Sunday, November 1, 2020

Drunk on Mineralogy - Miner's Gold Hefeweizen

 


The next up on the Drunk on Geology series is Miner's Gold Hefeweizen. Miner's Gold Hefeweizen is produced by the Lewis & Clark Brewing Co. out of Helena, MT. 


Although the beer is clearly named after the golden color of the beer itself, the town of Helena was actually founded by four gold miners from Georgia. So the name is not only in reference to its color but also an homage to Helena's rich gold mining history. 

Starting off with what gold is in general. Gold is one of the unique minerals that, in its pure form, is composed entirely of one element, also call gold, with the symbol Au. It has a hardness of 2.5 to 3 on the Mohs hardness scale meaning that it actually is very soft (your fingernail is 2.5).
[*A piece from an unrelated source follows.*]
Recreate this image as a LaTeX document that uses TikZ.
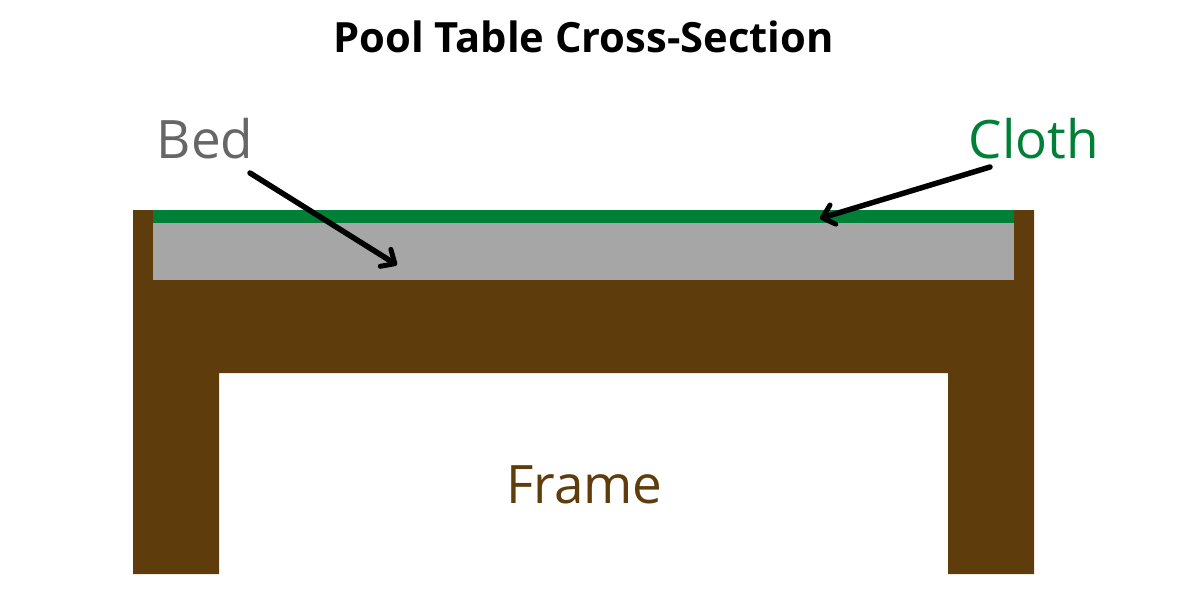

For this reason most gold jewelry is mixed with another metal to prevent scratching and bending easily. The karat rating of the gold represents it's purity, where 24 karat is 99.9% pure, 22 karat 91.7%, 18 karat 75%, and so on. Gold naturally does not corrode or tarnish, so even when it is mixed with other metals it usually has a resistance to tarnishing, enhancing its value for jewelry. 


When gold is found in place, the highest grade of gold is often found in association with quartz veins. Currently gold is considered one of the most valuable metals on Earth, being used as the standard for most money (gold standard). Gold is often formed initially in relation to volcanic regions, where hydrothermal fluids associated with volcanoes carry the heavy metals up towards the surface and deposit them in rocks. These are found in areas of current or former subduction zones, places where two plates came together forcing one place down and melting it, while the other plate is forced upwards into mountains. Afterwards, erosion will take the gold out of the mountains and carry them down stream. However, since gold is so dense it does not travel easily down rivers and will often settle to the bottom of the river within the rocks and mud within the river sediment. These gold deposits are known as placer deposits and are the primary place where gold panners find gold. They can then use the locations of these placer deposits to backtrack to the original sources of the gold within the streams. 

Mining towns of Montana. Image courtesy of RareGoldNuggets.com.

Gold deposits are found all over Montana, but primarily along the more mountainous southwestern part of the state, as seen in the image above. Gold had first been discovered in 1862 in Montana and eventually in 1864, the four Georgians had made their way to the Helena area to look for gold. The miners were unlucky in other areas, however their last try was at a claim they named the "Last Chance Gulch". The Last Chance Gulch ended up a winner, supplying more than $19 million worth of gold over four years. Last Chance Gulch actually falls now within the city limits of Helena and many of the placer deposits that were found were found during excavation of the town itself.


The gold from Helena and nearby Butte both come from the formation of the Boulder Batholith. The Boulder Batholith is a small batholith on the scale of batholiths, but a major gold producer. In general, a batholith is a very large rock that formed from a magma body deep within the Earth. The Boulder Batholith, named after the boulders that occur as the rock breaks down on the surface, is a large granite body that formed from an igneous intrusion 76 million years ago. The intrusion of the magma produced a hydrothermal system, heating up the groundwater and melting the metallic minerals within the area rocks, including the granite. These metallic minerals, now mobile within the water, were then reprecipitated within the older sedimentary and metamorphic rocks of the area surrounding the granite, producing rick metallic ore veins in conjunction with quartz veins. Not only are these Boulder Batholith related rocks rich in gold, but nearby Butte has one of the richest copper producing zones in the world.